Commenting on this, Deputy Finance Minister Kweku Kwarteng admitted that the situation will increase the tax burden on consumers, but insisted it was the right way to go.
“It will mean that consumers pay a little more than they have been paying. But as I said, we have weighed that option [reprofiling VAT payments] with the option of a straight-forward VAT increase and come to the conclusion that this is friendlier to the consumer than increasing the VAT.
“It is a strategy of implementing a tax measure so that it has minimal impact. We came to the conclusion that this will lead to less hardship and be less punitive to lower income earners,” he told journalists after presentation of the mid-year review yesterday.
The Minority in Parliament, led by Deputy Minority Leader James Avedzi, sharply rebutted the comments of Mr. Kwarteng, saying government has increased the VAT through the “back-door”.

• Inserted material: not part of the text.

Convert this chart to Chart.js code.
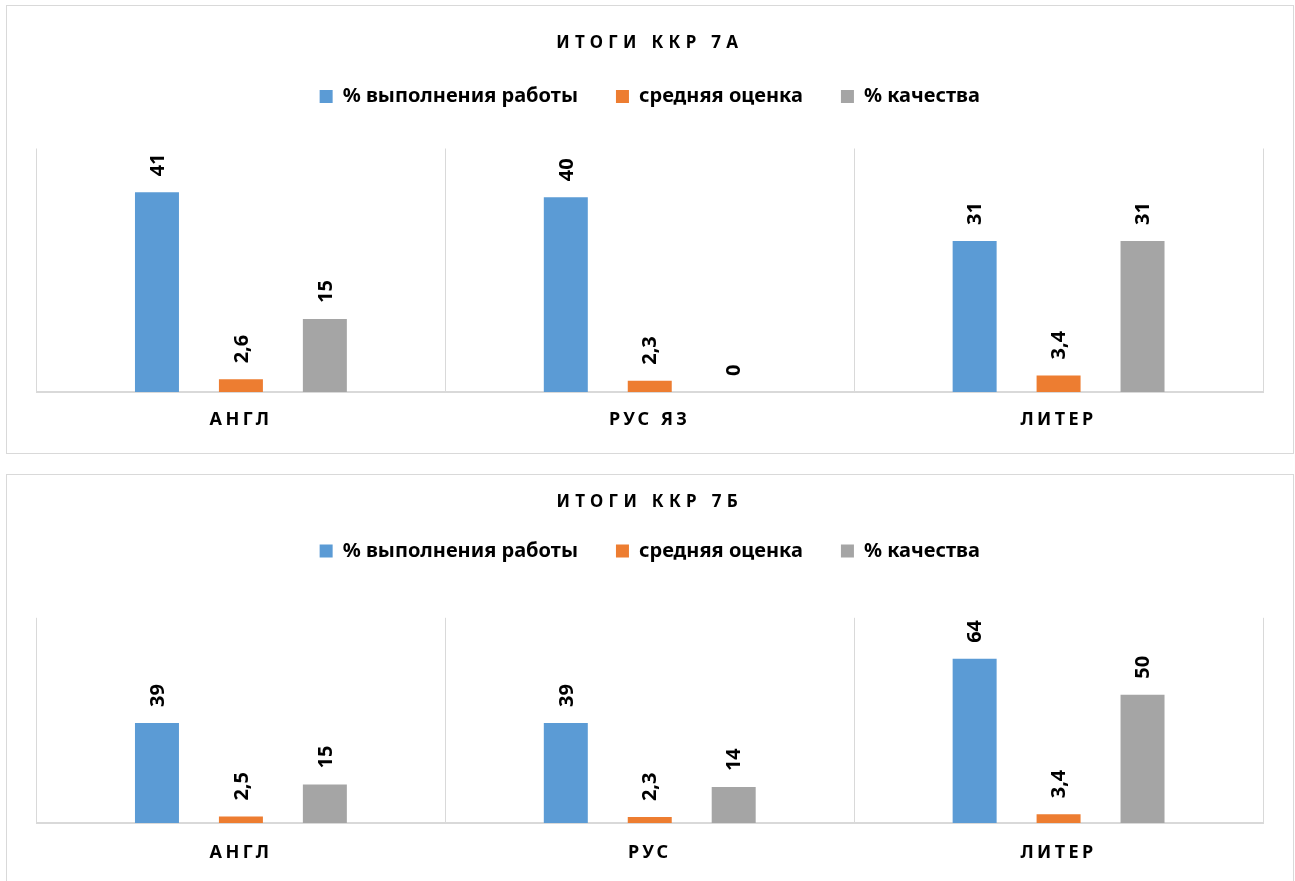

“It is increasing VAT through the back-door. Because if you increase the VAT by 1 percent, the consumer pays more. And if you now apply the 2.5 percent on the transaction, and not on the value added, the consumer pays more. So, the consumer in the end loses. The impact is more than increasing the VAT by 1 percent.
“What government is saying is that it is maintaining the NHIL and GETFund at 2.5 percent but this will not be applied on the value added anymore; it will be applied on the transaction or the total value.
What it means is that, previously, if you had a product at the cost of GH₵10 and you add value of GH₵2, the VAT that consumers paid would only be on the GH₵2 value added. But now you are going to apply the VAT on the cost of the product and the value as well, making it GH₵12 – and the effect is greater than adding one percent or two percent on the original 2.5 percent VAT,” he said.
Other measures the Finance Minister said government has taken to ensure that it meets its fiscal deficit of 4.6 percent is the imposition of luxury vehicle tax on vehicles with capacity of 3.0 litres and above; review of Personal Income Tax to include an additional band of GH¢10,000 and above per month at a rate of 35 percent; and Intensifying of tax compliance measures.